START LISTED RECORDS

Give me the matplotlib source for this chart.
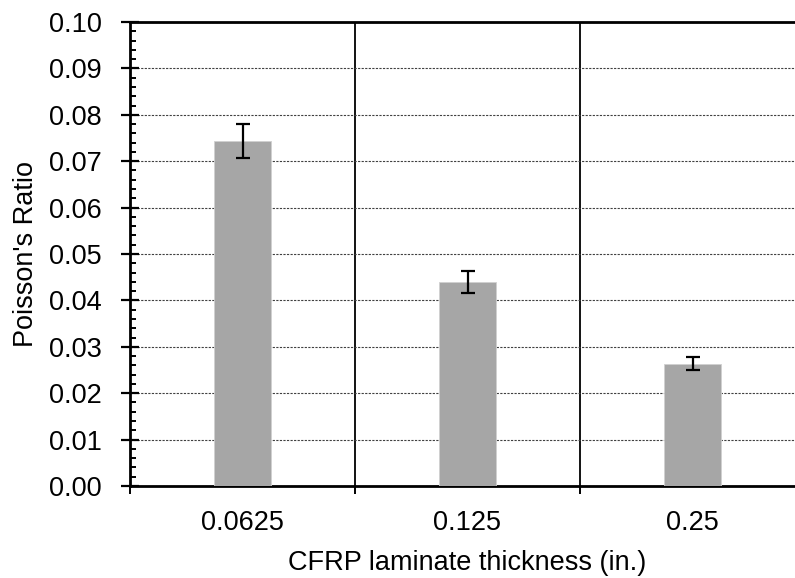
import matplotlib
matplotlib.use("Agg")
import matplotlib.pyplot as plt
from matplotlib.ticker import MultipleLocator

plt.rcParams['font.family'] = ['Liberation Sans', 'DejaVu Sans']

# Poisson's ratio by CFRP laminate thickness
thickness_labels = ["0.0625", "0.125", "0.25"]
poisson_mean = [0.0744, 0.0440, 0.0264]
poisson_err = [0.0037, 0.0023, 0.0014]

FS = 19.5

fig = plt.figure(figsize=(7.95, 5.78), dpi=100)
ax = fig.add_axes([130 / 795, 92 / 578, 675 / 795, 464 / 578])

pos = list(range(len(thickness_labels)))
ax.bar(pos, poisson_mean, width=0.25, color="#A6A6A6", edgecolor="#D0D0D0",
       linewidth=0.6, zorder=3)
ax.errorbar(pos, poisson_mean, yerr=poisson_err, fmt="none", ecolor="black",
            elinewidth=1.6, capsize=4.8, capthick=1.6, zorder=4)

ax.set_xlim(-0.5, len(thickness_labels) - 0.5)
ax.set_ylim(0, 0.10)

# y axis: crossing major ticks, inner minor ticks, dashed grid
ax.yaxis.set_major_locator(MultipleLocator(0.01))
ax.yaxis.set_minor_locator(MultipleLocator(0.002))
ax.yaxis.set_major_formatter(matplotlib.ticker.FormatStrFormatter("%.2f"))
ax.tick_params(axis="y", which="major", direction="inout", length=13,
               width=1.6, labelsize=FS, pad=14)
ax.tick_params(axis="y", which="minor", direction="in", length=4.5, width=1.4)
ax.grid(axis="y", which="major", color="#404040", linestyle=(0, (2.0, 1.2)),
        linewidth=0.8, zorder=1)

# x axis: category dividers as major ticks, labels at category centres
ax.set_xticks([p - 0.5 for p in pos] + [pos[-1] + 0.5])
ax.set_xticklabels([])
ax.set_xticks(pos, minor=True)
ax.set_xticklabels(thickness_labels, minor=True)
ax.tick_params(axis="x", which="major", direction="out", length=5.5, width=1.4)
ax.tick_params(axis="x", which="minor", direction="in", length=4, width=1.4,
               labelsize=FS, pad=17.5)
ax.grid(axis="x", which="major", color="black", linestyle="-", linewidth=1.3,
        zorder=1)

for side in ("left", "bottom", "top"):
    ax.spines[side].set_linewidth(2.0)
ax.spines["right"].set_visible(False)

ax.set_xlabel("CFRP laminate thickness (in.)", fontsize=FS, labelpad=10)
ax.set_ylabel("Poisson's Ratio", fontsize=FS, labelpad=7)

fig.savefig("out.png", dpi=100)
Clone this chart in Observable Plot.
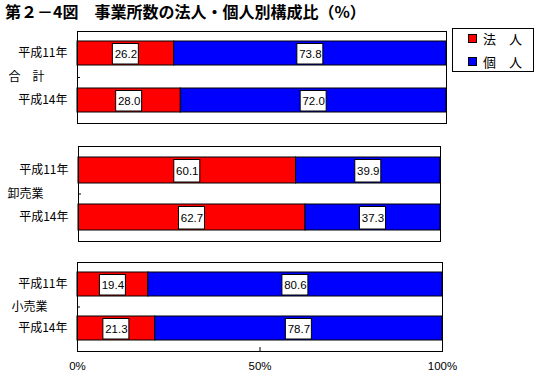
<!DOCTYPE html>
<html>
<head>
<meta charset="utf-8">
<script src="https://cdn.jsdelivr.net/npm/d3@7"></script>
<script src="https://cdn.jsdelivr.net/npm/@observablehq/plot@0.6"></script>
<style>
  html, body { margin: 0; padding: 0; background: #fff; }
  #root { position: relative; width: 544px; height: 381px; background: #fff; font-family: 'Noto Sans CJK JP', sans-serif; overflow: hidden; }
  #title { position: absolute; left: 5px; top: 1px; font-size: 16px; font-weight: bold; white-space: pre; line-height: 20px; }
  #legend { position: absolute; left: 452px; top: 28px; width: 80px; height: 42px; border: 1px solid #000; }
  .li { position: absolute; left: 15px; font-size: 13px; line-height: 16px; white-space: pre; }
  .sw { display: inline-block; width: 7px; height: 7px; border: 1px solid #000; margin-right: 6px; vertical-align: 1px; }
  .panel { position: absolute; left: 0; }
</style>
</head>
<body>
<div id="root">
  <div id="title"></div>
  <div id="legend"></div>
</div>
<script>
// ---- data ----
const title = "第２－4図　事業所数の法人・個人別構成比（%）";
const groups = ["合　計", "卸売業", "小売業"];
const years = ["平成11年", "平成14年"];
const seriesNames = ["法人", "個人"];
const legendLabels = ["法　人", "個　人"];
const seriesColors = ["#ff0000", "#0000ff"];
const hojin = [[26.2, 28.0], [60.1, 62.7], [19.4, 21.3]];
const kojin = [[73.8, 72.0], [39.9, 37.3], [80.6, 78.7]];
const xTicks = [0, 50, 100];

// ---- layout ----
const layout = [
  {top: 0,   height: 128, mt: 31, mb: 5,  left: 77, right: 446, pin: 0.479, pout: 0.198, gx: 8},
  {top: 128, height: 120, mt: 18, mb: 7,  left: 78, right: 440, pin: 0.457, pout: 0.239, gx: 7},
  {top: 248, height: 133, mt: 14, mb: 30, left: 77, right: 442, pin: 0.449, pout: 0.225, gx: 11}
];

const root = document.getElementById("root");
document.getElementById("title").textContent = title;

const legend = document.getElementById("legend");
legendLabels.forEach((lab, i) => {
  const d = document.createElement("div");
  d.className = "li";
  d.style.top = (2 + i * 23) + "px";
  const sw = document.createElement("span");
  sw.className = "sw";
  sw.style.background = seriesColors[i];
  d.appendChild(sw);
  d.appendChild(document.createTextNode(lab));
  legend.appendChild(d);
});

const jpFont = "'Noto Sans CJK JP', sans-serif";
const numFont = "'Liberation Sans', Arial, sans-serif";

groups.forEach((g, gi) => {
  const L = layout[gi];
  const rows = [];
  years.forEach((y, yi) => {
    const h = hojin[gi][yi], k = kojin[gi][yi];
    rows.push({year: y, series: seriesNames[0], x1: 0, x2: h, v: h});
    rows.push({year: y, series: seriesNames[1], x1: h, x2: h + k, v: k});
  });
  const mid = d => (d.x1 + d.x2) / 2;
  const frameW = L.right - L.left;
  const frameH = L.height - L.mt - L.mb;
  const last = gi === groups.length - 1;
  const marks = [
    Plot.barX(rows, {y: "year", x1: "x1", x2: "x2", fill: "series", stroke: "#000", strokeWidth: 1}),
    Plot.barX(rows, {y: "year", x1: mid, x2: mid, insetLeft: -13, insetRight: -13, insetTop: 2.5, insetBottom: 1,
      fill: "#fff", stroke: "#000", strokeWidth: 1}),
    Plot.text(rows, {y: "year", x: mid, text: d => d.v.toFixed(1), fill: "#000", fontSize: 11.5, fontFamily: numFont, dy: 1}),
    Plot.frame({stroke: "#000", strokeWidth: 1}),
    Plot.ruleY([0], {y: null, insetRight: frameW - 3, stroke: "#000"}),
    Plot.text([g], {frameAnchor: "left", text: d => d, dx: L.gx - L.left, textAnchor: "start", fontSize: 12, fontFamily: jpFont, fill: "#000"})
  ];
  if (last) {
    marks.push(Plot.ruleX([50], {insetTop: frameH - 4, stroke: "#000"}));
    marks.push(Plot.axisX({ticks: xTicks, tickSize: 0, tickPadding: 10, tickFormat: d => d + "%", fontSize: 11.5, fontFamily: numFont, label: null}));
  }
  const chart = Plot.plot({
    width: 544,
    height: L.height,
    marginLeft: L.left,
    marginRight: 544 - L.right,
    marginTop: L.mt,
    marginBottom: L.mb,
    style: {fontFamily: jpFont, fontSize: "12px", color: "#000", background: "transparent", overflow: "visible"},
    x: {domain: [0, 100], axis: null},
    y: {domain: years, paddingInner: L.pin, paddingOuter: L.pout, tickSize: 0, tickPadding: 10, label: null},
    color: {domain: seriesNames, range: seriesColors},
    marks
  });
  const wrap = document.createElement("div");
  wrap.className = "panel";
  wrap.style.top = L.top + "px";
  wrap.appendChild(chart);
  root.appendChild(wrap);
});
</script>
</body>
</html>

END LISTED RECORDS

EXERCISE GOAL:
Can you repeat every record above exactly, apart from the pictures?

EXERCISE RESPONSE:
Give me the matplotlib source for this chart.
import matplotlib
matplotlib.use("Agg")
import matplotlib.pyplot as plt
from matplotlib.ticker import MultipleLocator

plt.rcParams['font.family'] = ['Liberation Sans', 'DejaVu Sans']

# Poisson's ratio by CFRP laminate thickness
thickness_labels = ["0.0625", "0.125", "0.25"]
poisson_mean = [0.0744, 0.0440, 0.0264]
poisson_err = [0.0037, 0.0023, 0.0014]

FS = 19.5

fig = plt.figure(figsize=(7.95, 5.78), dpi=100)
ax = fig.add_axes([130 / 795, 92 / 578, 675 / 795, 464 / 578])

pos = list(range(len(thickness_labels)))
ax.bar(pos, poisson_mean, width=0.25, color="#A6A6A6", edgecolor="#D0D0D0",
       linewidth=0.6, zorder=3)
ax.errorbar(pos, poisson_mean, yerr=poisson_err, fmt="none", ecolor="black",
            elinewidth=1.6, capsize=4.8, capthick=1.6, zorder=4)

ax.set_xlim(-0.5, len(thickness_labels) - 0.5)
ax.set_ylim(0, 0.10)

# y axis: crossing major ticks, inner minor ticks, dashed grid
ax.yaxis.set_major_locator(MultipleLocator(0.01))
ax.yaxis.set_minor_locator(MultipleLocator(0.002))
ax.yaxis.set_major_formatter(matplotlib.ticker.FormatStrFormatter("%.2f"))
ax.tick_params(axis="y", which="major", direction="inout", length=13,
               width=1.6, labelsize=FS, pad=14)
ax.tick_params(axis="y", which="minor", direction="in", length=4.5, width=1.4)
ax.grid(axis="y", which="major", color="#404040", linestyle=(0, (2.0, 1.2)),
        linewidth=0.8, zorder=1)

# x axis: category dividers as major ticks, labels at category centres
ax.set_xticks([p - 0.5 for p in pos] + [pos[-1] + 0.5])
ax.set_xticklabels([])
ax.set_xticks(pos, minor=True)
ax.set_xticklabels(thickness_labels, minor=True)
ax.tick_params(axis="x", which="major", direction="out", length=5.5, width=1.4)
ax.tick_params(axis="x", which="minor", direction="in", length=4, width=1.4,
               labelsize=FS, pad=17.5)
ax.grid(axis="x", which="major", color="black", linestyle="-", linewidth=1.3,
        zorder=1)

for side in ("left", "bottom", "top"):
    ax.spines[side].set_linewidth(2.0)
ax.spines["right"].set_visible(False)

ax.set_xlabel("CFRP laminate thickness (in.)", fontsize=FS, labelpad=10)
ax.set_ylabel("Poisson's Ratio", fontsize=FS, labelpad=7)

fig.savefig("out.png", dpi=100)
Clone this chart in Observable Plot.
<!DOCTYPE html>
<html>
<head>
<meta charset="utf-8">
<script src="https://cdn.jsdelivr.net/npm/d3@7"></script>
<script src="https://cdn.jsdelivr.net/npm/@observablehq/plot@0.6"></script>
<style>
  html, body { margin: 0; padding: 0; background: #fff; }
  #root { position: relative; width: 544px; height: 381px; background: #fff; font-family: 'Noto Sans CJK JP', sans-serif; overflow: hidden; }
  #title { position: absolute; left: 5px; top: 1px; font-size: 16px; font-weight: bold; white-space: pre; line-height: 20px; }
  #legend { position: absolute; left: 452px; top: 28px; width: 80px; height: 42px; border: 1px solid #000; }
  .li { position: absolute; left: 15px; font-size: 13px; line-height: 16px; white-space: pre; }
  .sw { display: inline-block; width: 7px; height: 7px; border: 1px solid #000; margin-right: 6px; vertical-align: 1px; }
  .panel { position: absolute; left: 0; }
</style>
</head>
<body>
<div id="root">
  <div id="title"></div>
  <div id="legend"></div>
</div>
<script>
// ---- data ----
const title = "第２－4図　事業所数の法人・個人別構成比（%）";
const groups = ["合　計", "卸売業", "小売業"];
const years = ["平成11年", "平成14年"];
const seriesNames = ["法人", "個人"];
const legendLabels = ["法　人", "個　人"];
const seriesColors = ["#ff0000", "#0000ff"];
const hojin = [[26.2, 28.0], [60.1, 62.7], [19.4, 21.3]];
const kojin = [[73.8, 72.0], [39.9, 37.3], [80.6, 78.7]];
const xTicks = [0, 50, 100];

// ---- layout ----
const layout = [
  {top: 0,   height: 128, mt: 31, mb: 5,  left: 77, right: 446, pin: 0.479, pout: 0.198, gx: 8},
  {top: 128, height: 120, mt: 18, mb: 7,  left: 78, right: 440, pin: 0.457, pout: 0.239, gx: 7},
  {top: 248, height: 133, mt: 14, mb: 30, left: 77, right: 442, pin: 0.449, pout: 0.225, gx: 11}
];

const root = document.getElementById("root");
document.getElementById("title").textContent = title;

const legend = document.getElementById("legend");
legendLabels.forEach((lab, i) => {
  const d = document.createElement("div");
  d.className = "li";
  d.style.top = (2 + i * 23) + "px";
  const sw = document.createElement("span");
  sw.className = "sw";
  sw.style.background = seriesColors[i];
  d.appendChild(sw);
  d.appendChild(document.createTextNode(lab));
  legend.appendChild(d);
});

const jpFont = "'Noto Sans CJK JP', sans-serif";
const numFont = "'Liberation Sans', Arial, sans-serif";

groups.forEach((g, gi) => {
  const L = layout[gi];
  const rows = [];
  years.forEach((y, yi) => {
    const h = hojin[gi][yi], k = kojin[gi][yi];
    rows.push({year: y, series: seriesNames[0], x1: 0, x2: h, v: h});
    rows.push({year: y, series: seriesNames[1], x1: h, x2: h + k, v: k});
  });
  const mid = d => (d.x1 + d.x2) / 2;
  const frameW = L.right - L.left;
  const frameH = L.height - L.mt - L.mb;
  const last = gi === groups.length - 1;
  const marks = [
    Plot.barX(rows, {y: "year", x1: "x1", x2: "x2", fill: "series", stroke: "#000", strokeWidth: 1}),
    Plot.barX(rows, {y: "year", x1: mid, x2: mid, insetLeft: -13, insetRight: -13, insetTop: 2.5, insetBottom: 1,
      fill: "#fff", stroke: "#000", strokeWidth: 1}),
    Plot.text(rows, {y: "year", x: mid, text: d => d.v.toFixed(1), fill: "#000", fontSize: 11.5, fontFamily: numFont, dy: 1}),
    Plot.frame({stroke: "#000", strokeWidth: 1}),
    Plot.ruleY([0], {y: null, insetRight: frameW - 3, stroke: "#000"}),
    Plot.text([g], {frameAnchor: "left", text: d => d, dx: L.gx - L.left, textAnchor: "start", fontSize: 12, fontFamily: jpFont, fill: "#000"})
  ];
  if (last) {
    marks.push(Plot.ruleX([50], {insetTop: frameH - 4, stroke: "#000"}));
    marks.push(Plot.axisX({ticks: xTicks, tickSize: 0, tickPadding: 10, tickFormat: d => d + "%", fontSize: 11.5, fontFamily: numFont, label: null}));
  }
  const chart = Plot.plot({
    width: 544,
    height: L.height,
    marginLeft: L.left,
    marginRight: 544 - L.right,
    marginTop: L.mt,
    marginBottom: L.mb,
    style: {fontFamily: jpFont, fontSize: "12px", color: "#000", background: "transparent", overflow: "visible"},
    x: {domain: [0, 100], axis: null},
    y: {domain: years, paddingInner: L.pin, paddingOuter: L.pout, tickSize: 0, tickPadding: 10, label: null},
    color: {domain: seriesNames, range: seriesColors},
    marks
  });
  const wrap = document.createElement("div");
  wrap.className = "panel";
  wrap.style.top = L.top + "px";
  wrap.appendChild(chart);
  root.appendChild(wrap);
});
</script>
</body>
</html>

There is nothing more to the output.